I’ve been meditating on the story of Saint Christopher. It’s got my imagination fired up and my soul is energized by the images and icons of service that he represents. You can research the story here or here or here, as a few places to start. The story is readily available.
For some it will sound very odd to be meditating with or on a Saint. I didn’t grow up with the Saints, so I understand… it’s been a relatively new thing in my life, for about 6 years now, to read about and explore the lives of the Saints. My recent prayers, focusing on the short litany, “Let me love. Let me learn. Let me serve.” have brought me to the study of St. Christopher. Well, that and finding a sweet St. Christopher medallion at a flea market. =)
This Saint’s story is one of honest searching for a king worthy of serving. It’s a story about one’s strength and giftedness being used as a blessing to others.
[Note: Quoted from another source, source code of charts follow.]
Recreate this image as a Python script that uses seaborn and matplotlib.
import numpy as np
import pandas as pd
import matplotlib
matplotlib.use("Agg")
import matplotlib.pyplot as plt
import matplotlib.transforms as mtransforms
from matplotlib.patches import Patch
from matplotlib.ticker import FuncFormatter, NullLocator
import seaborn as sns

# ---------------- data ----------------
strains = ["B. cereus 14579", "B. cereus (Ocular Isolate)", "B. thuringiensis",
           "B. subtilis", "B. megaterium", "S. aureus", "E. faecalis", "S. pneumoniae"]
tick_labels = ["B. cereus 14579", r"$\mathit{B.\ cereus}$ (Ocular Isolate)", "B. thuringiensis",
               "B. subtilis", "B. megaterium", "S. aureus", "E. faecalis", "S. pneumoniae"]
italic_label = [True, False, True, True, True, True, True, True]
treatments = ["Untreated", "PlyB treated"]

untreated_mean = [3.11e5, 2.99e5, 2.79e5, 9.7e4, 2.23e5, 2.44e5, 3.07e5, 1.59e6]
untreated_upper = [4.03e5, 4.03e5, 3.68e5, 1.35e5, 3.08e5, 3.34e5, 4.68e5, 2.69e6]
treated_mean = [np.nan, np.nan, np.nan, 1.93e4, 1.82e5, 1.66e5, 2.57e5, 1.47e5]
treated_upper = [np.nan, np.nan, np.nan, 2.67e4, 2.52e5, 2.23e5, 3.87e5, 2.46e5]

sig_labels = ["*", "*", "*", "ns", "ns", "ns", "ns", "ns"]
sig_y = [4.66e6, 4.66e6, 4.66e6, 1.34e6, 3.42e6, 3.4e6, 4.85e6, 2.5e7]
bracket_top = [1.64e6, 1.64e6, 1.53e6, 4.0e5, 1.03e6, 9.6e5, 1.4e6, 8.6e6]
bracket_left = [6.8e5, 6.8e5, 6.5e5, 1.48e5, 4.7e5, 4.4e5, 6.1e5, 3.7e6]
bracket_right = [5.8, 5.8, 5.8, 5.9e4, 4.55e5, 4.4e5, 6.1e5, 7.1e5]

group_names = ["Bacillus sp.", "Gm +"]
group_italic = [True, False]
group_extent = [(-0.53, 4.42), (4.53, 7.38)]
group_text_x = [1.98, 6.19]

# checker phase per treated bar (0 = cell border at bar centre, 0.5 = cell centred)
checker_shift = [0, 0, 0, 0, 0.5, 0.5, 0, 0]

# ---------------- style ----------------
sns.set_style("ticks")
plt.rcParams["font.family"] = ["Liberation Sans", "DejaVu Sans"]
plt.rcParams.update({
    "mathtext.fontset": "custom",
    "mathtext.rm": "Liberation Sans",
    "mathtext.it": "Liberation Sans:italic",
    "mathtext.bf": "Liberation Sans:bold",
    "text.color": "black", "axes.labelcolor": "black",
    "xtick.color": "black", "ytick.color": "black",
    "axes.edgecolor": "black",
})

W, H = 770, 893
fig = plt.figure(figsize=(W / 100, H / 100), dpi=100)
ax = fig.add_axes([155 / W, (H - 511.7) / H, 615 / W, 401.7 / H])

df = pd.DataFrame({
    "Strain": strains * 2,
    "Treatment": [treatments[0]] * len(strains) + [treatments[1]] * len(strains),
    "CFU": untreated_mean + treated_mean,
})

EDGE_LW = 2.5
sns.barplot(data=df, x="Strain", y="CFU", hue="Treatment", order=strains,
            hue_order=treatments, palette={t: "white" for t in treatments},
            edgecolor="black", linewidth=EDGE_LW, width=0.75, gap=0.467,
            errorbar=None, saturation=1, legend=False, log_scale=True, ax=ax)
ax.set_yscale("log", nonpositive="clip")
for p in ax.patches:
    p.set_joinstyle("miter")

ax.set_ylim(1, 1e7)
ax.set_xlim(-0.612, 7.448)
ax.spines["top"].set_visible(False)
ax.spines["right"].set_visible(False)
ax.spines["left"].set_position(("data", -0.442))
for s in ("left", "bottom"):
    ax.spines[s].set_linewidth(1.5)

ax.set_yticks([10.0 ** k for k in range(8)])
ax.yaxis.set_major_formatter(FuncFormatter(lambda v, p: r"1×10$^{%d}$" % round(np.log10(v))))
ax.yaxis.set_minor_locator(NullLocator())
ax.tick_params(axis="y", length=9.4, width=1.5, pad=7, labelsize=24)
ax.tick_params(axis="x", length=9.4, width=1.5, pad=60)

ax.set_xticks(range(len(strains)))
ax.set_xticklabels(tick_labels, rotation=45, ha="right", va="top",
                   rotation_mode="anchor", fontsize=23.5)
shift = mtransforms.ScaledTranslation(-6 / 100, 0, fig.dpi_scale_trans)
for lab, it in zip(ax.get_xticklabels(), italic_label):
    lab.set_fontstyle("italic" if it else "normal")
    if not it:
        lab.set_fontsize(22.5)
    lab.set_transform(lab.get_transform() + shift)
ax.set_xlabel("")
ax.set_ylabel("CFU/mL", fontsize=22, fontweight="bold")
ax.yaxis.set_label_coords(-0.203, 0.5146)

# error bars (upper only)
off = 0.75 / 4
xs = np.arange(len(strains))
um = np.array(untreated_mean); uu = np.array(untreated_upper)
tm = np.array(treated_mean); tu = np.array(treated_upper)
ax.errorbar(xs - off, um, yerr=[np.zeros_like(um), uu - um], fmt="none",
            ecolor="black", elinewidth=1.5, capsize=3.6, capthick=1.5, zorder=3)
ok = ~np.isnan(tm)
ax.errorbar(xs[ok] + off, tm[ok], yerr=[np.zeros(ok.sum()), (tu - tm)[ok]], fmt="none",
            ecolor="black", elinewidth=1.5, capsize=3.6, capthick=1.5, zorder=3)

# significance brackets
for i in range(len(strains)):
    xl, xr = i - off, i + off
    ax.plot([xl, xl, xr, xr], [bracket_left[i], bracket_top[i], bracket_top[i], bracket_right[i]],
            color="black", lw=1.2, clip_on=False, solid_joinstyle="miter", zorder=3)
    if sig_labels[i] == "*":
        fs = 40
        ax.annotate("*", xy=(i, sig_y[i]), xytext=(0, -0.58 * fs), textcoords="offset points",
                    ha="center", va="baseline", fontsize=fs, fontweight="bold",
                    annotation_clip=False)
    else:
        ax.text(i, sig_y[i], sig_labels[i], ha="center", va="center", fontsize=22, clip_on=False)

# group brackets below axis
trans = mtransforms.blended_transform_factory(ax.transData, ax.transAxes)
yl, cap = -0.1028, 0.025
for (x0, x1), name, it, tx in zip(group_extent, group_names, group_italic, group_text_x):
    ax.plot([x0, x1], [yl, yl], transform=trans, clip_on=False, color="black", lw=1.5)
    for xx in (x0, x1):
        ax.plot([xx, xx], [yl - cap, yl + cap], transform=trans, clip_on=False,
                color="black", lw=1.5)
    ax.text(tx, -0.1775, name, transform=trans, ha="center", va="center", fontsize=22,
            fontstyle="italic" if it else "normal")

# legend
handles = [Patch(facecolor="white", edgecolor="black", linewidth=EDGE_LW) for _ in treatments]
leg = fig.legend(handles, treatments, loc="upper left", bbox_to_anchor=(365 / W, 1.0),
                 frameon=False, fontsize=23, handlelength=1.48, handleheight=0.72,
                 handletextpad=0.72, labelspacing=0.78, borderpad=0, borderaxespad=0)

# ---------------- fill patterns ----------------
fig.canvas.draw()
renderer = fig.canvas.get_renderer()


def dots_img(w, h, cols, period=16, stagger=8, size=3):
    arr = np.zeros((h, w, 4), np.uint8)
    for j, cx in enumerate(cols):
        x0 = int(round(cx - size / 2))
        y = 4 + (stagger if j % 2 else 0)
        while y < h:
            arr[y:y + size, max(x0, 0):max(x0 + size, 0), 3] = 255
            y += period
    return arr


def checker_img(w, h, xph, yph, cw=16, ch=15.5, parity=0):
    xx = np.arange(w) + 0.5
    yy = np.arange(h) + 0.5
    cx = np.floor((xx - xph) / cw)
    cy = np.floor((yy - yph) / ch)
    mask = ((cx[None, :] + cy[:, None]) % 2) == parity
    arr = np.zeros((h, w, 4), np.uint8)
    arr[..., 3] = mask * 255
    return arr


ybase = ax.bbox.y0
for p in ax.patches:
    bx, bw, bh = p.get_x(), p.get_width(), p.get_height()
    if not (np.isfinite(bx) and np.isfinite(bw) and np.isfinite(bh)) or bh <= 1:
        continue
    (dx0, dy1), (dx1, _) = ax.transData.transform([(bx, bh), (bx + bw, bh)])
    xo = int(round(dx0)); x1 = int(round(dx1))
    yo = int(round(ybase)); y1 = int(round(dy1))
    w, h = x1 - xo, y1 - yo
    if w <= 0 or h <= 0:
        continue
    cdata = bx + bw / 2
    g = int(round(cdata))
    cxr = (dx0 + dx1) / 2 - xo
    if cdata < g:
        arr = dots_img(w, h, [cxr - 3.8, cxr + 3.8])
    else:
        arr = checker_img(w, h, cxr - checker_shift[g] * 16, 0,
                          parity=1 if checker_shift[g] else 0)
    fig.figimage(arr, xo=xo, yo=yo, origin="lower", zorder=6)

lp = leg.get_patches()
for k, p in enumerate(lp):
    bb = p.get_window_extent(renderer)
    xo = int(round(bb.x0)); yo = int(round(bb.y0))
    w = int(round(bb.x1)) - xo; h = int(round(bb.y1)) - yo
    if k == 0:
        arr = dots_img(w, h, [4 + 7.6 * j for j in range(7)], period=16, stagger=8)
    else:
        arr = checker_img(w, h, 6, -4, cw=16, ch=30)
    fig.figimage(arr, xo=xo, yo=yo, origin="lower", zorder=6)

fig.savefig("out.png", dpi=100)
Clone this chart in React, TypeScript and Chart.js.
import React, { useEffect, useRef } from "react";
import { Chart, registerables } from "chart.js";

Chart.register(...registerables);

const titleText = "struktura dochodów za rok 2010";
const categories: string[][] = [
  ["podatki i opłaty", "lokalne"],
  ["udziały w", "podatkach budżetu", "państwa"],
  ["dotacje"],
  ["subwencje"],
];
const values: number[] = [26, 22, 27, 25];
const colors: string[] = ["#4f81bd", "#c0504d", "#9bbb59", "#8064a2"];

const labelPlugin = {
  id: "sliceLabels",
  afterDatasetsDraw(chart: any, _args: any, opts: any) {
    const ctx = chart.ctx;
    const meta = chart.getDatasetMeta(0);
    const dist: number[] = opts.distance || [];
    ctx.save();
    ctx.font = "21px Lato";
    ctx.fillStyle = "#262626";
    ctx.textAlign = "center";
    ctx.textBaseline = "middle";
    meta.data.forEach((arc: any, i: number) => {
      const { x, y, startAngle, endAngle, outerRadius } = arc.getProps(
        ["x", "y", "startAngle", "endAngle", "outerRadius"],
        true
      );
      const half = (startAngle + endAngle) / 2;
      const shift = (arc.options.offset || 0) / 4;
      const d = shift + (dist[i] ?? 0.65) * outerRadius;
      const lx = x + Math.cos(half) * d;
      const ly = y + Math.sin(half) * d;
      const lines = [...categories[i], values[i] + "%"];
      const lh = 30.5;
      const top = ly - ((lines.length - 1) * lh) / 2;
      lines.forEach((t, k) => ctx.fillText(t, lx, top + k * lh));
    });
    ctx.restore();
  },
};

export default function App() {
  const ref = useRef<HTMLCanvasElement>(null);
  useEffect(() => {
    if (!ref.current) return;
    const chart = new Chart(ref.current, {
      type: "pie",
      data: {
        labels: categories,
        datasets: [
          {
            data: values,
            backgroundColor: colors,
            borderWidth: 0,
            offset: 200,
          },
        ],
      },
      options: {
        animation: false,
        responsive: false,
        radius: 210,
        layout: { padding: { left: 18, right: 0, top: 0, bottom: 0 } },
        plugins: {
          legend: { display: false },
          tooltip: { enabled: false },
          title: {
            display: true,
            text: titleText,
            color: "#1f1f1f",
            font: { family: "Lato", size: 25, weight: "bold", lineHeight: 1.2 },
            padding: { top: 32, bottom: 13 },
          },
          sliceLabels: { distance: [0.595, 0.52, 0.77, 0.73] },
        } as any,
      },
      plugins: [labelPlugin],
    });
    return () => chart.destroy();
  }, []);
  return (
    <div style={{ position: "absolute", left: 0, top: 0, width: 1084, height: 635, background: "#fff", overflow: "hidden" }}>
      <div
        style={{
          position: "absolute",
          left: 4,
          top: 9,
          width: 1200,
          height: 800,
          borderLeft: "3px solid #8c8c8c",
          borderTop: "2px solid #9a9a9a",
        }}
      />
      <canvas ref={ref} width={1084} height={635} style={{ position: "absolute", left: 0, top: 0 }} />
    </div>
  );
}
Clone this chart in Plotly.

It’s a story that shows how we aren’t all the same in our coming to Christ or in our following of Christ. I like the story a lot. It’s a story of the divine in the mundane, and reminds me of a quote from Mother Teresa of Calcutta, “Be faithful in small things because it is in them that your strength lies.”
Don’t faint when you realize that we aren’t sure if he lived in the 3rd or 4th Century. Don’t give up on him because of the interesting divergence of details among the myriad traditions. The story of Christopher is not scripture, so we aren’t looking in it for that kind of divine revelation… but we can find in it divine vibrations… we can find in it a picture of humanity that points us to the divine.
Who can’t relate to the redemption of Christopher? Who can’t relate at some time in life to physically standing out, by our stature or appearance. Who can’t relate to seeking someone worthy of our service and fidelity? Who among us doesn’t live next to “raging rivers of life” that force us to journey together? I like the story. It inspires me.
I want to be a Christopher. I want to serve with fidelity and strength. I want to be a useful neighbor in the world. I want my service in this life to be service to the One who gives life. Perhaps one day we’ll each get across this river and wipe our tired brow, and sigh real big, and look around and say, “Dude, I just barely made it through.” And our Christ is going to high-five us and say, “No way. We rocked!”